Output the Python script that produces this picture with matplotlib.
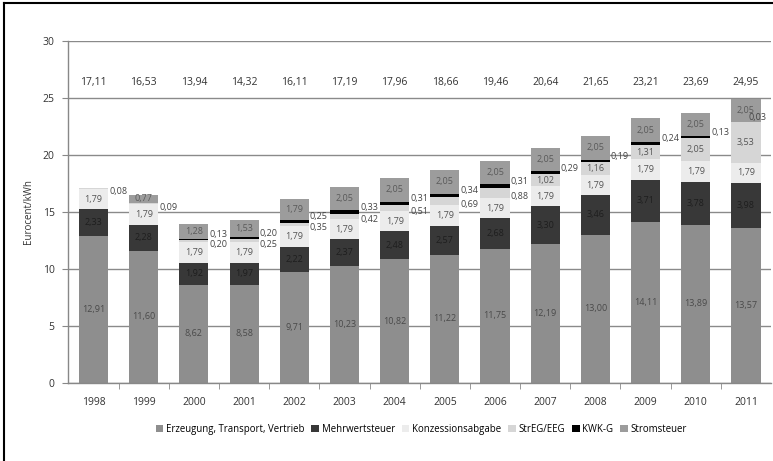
import matplotlib
matplotlib.use("Agg")
import matplotlib.pyplot as plt
import numpy as np
from matplotlib.lines import Line2D
from matplotlib.patches import Patch

# Strompreis-Zusammensetzung Haushalte, Eurocent/kWh
years = ['1998', '1999', '2000', '2001', '2002', '2003', '2004',
         '2005', '2006', '2007', '2008', '2009', '2010', '2011']
erzeugung = [12.91, 11.60, 8.62, 8.58, 9.71, 10.23, 10.82,
             11.22, 11.75, 12.19, 13.00, 14.11, 13.89, 13.57]
mwst = [2.33, 2.28, 1.92, 1.97, 2.22, 2.37, 2.48,
        2.57, 2.68, 3.30, 3.46, 3.71, 3.78, 3.98]
konzession = [1.79, 1.79, 1.79, 1.79, 1.79, 1.79, 1.79,
              1.79, 1.79, 1.79, 1.79, 1.79, 1.79, 1.79]
eeg = [0.08, 0.09, 0.20, 0.25, 0.35, 0.42, 0.51,
       0.69, 0.88, 1.02, 1.16, 1.31, 2.05, 3.53]
kwk = [0.00, 0.00, 0.13, 0.20, 0.25, 0.33, 0.31,
       0.34, 0.31, 0.29, 0.19, 0.24, 0.13, 0.03]
stromsteuer = [0.00, 0.77, 1.28, 1.53, 1.79, 2.05, 2.05,
               2.05, 2.05, 2.05, 2.05, 2.05, 2.05, 2.05]
totals = [17.11, 16.53, 13.94, 14.32, 16.11, 17.19, 17.96,
          18.66, 19.46, 20.64, 21.65, 23.21, 23.69, 24.95]

series = [
    ('Erzeugung, Transport, Vertrieb', erzeugung, '#8e8e8e', '#4a4a4a'),
    ('Mehrwertsteuer', mwst, '#383838', '#1e1e1e'),
    ('Konzessionsabgabe', konzession, '#ececec', '#555555'),
    ('StrEG/EEG', eeg, '#d6d6d6', '#555555'),
    ('KWK-G', kwk, '#000000', '#000000'),
    ('Stromsteuer', stromsteuer, '#9c9c9c', '#5a5a5a'),
]


def fmt(v):
    return f"{v:.2f}".replace('.', ',')


plt.rcParams['font.family'] = ['Open Sans', 'DejaVu Sans']
fig = plt.figure(figsize=(7.73, 4.61), dpi=100)
ax = fig.add_axes([0.0885, 0.170, 0.909, 0.7406])

x = np.arange(len(years))
width = 0.58
bottom = np.zeros(len(years))
bar_right = x + width / 2
xmax = len(years) - 0.5

for name, vals, color, tcolor in series:
    vals = np.array(vals)
    ax.bar(x, vals, width, bottom=bottom, color=color, label=name,
           edgecolor='none', zorder=2)
    for i, v in enumerate(vals):
        if v <= 0:
            continue
        mid = bottom[i] + v / 2
        # kleine Werte rechts neben dem Balken, am Rand nach innen geschoben
        side_x = min(bar_right[i] + 0.02, xmax - 0.44)
        if name == 'KWK-G':
            ax.text(side_x, mid + 0.4, fmt(v), fontsize=6.5,
                    color='#444444', ha='left', va='center', zorder=3)
        elif name == 'StrEG/EEG' and v < 1.0:
            ax.text(side_x, mid - 0.3, fmt(v), fontsize=6.5,
                    color='#444444', ha='left', va='center', zorder=3)
        else:
            ax.text(x[i], mid, fmt(v), fontsize=6.5, color=tcolor,
                    ha='center', va='center', zorder=3)
    bottom += vals

# Gesamtpreis oberhalb der Balken
for i, t in enumerate(totals):
    ax.text(x[i], 26.4, fmt(t), fontsize=7.5, color='#333333',
            ha='center', va='center')

ax.set_xlim(-0.5, xmax)
ax.set_ylim(0, 30)
ax.set_yticks(range(0, 31, 5))
ax.yaxis.grid(True, color='#8a8a8a', linewidth=1.0, zorder=0)
ax.set_axisbelow(True)

ax.set_xticks(x)
ax.set_xticklabels(years)
ax.set_xticks(np.arange(len(years) - 1) + 0.5, minor=True)
ax.tick_params(axis='x', which='major', length=0, pad=10,
               labelsize=7.5, labelcolor='#333333')
ax.tick_params(axis='x', which='minor', length=4, color='#888888',
               direction='out')
ax.tick_params(axis='y', length=4, color='#888888', labelsize=7.5,
               labelcolor='#333333', pad=6)

for side in ['top', 'right']:
    ax.spines[side].set_visible(False)
for side in ['left', 'bottom']:
    ax.spines[side].set_color('#888888')
    ax.spines[side].set_linewidth(1.0)

ax.set_ylabel('Eurocent/kWh', fontsize=7, color='#333333', labelpad=6)

handles = [Patch(facecolor=c, edgecolor='none') for _, _, c, _ in series]
labels = [n for n, _, _, _ in series]
fig.legend(handles, labels, loc='center', bbox_to_anchor=(0.545, 0.069),
           ncol=6, frameon=False, fontsize=6.9, handlelength=0.8,
           handleheight=0.8, handletextpad=0.3, columnspacing=0.7)

# Rahmen oben und links
fig.add_artist(Line2D([4 / 773, 1], [1 - 3.5 / 461, 1 - 3.5 / 461],
                      transform=fig.transFigure, color='black', linewidth=1.5))
fig.add_artist(Line2D([4 / 773, 4 / 773], [0, 1 - 3.5 / 461],
                      transform=fig.transFigure, color='black', linewidth=1.5))

fig.savefig('out.png', dpi=100)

■ ■ ■

AIM:
Go from the first line of the data above to the line containing "from matplotlib.patches import Patch" and retype exactly those lines, both included, but none of the pictures.

TASK OUTPUT:
Output the Python script that produces this picture with matplotlib.
import matplotlib
matplotlib.use("Agg")
import matplotlib.pyplot as plt
import numpy as np
from matplotlib.lines import Line2D
from matplotlib.patches import Patch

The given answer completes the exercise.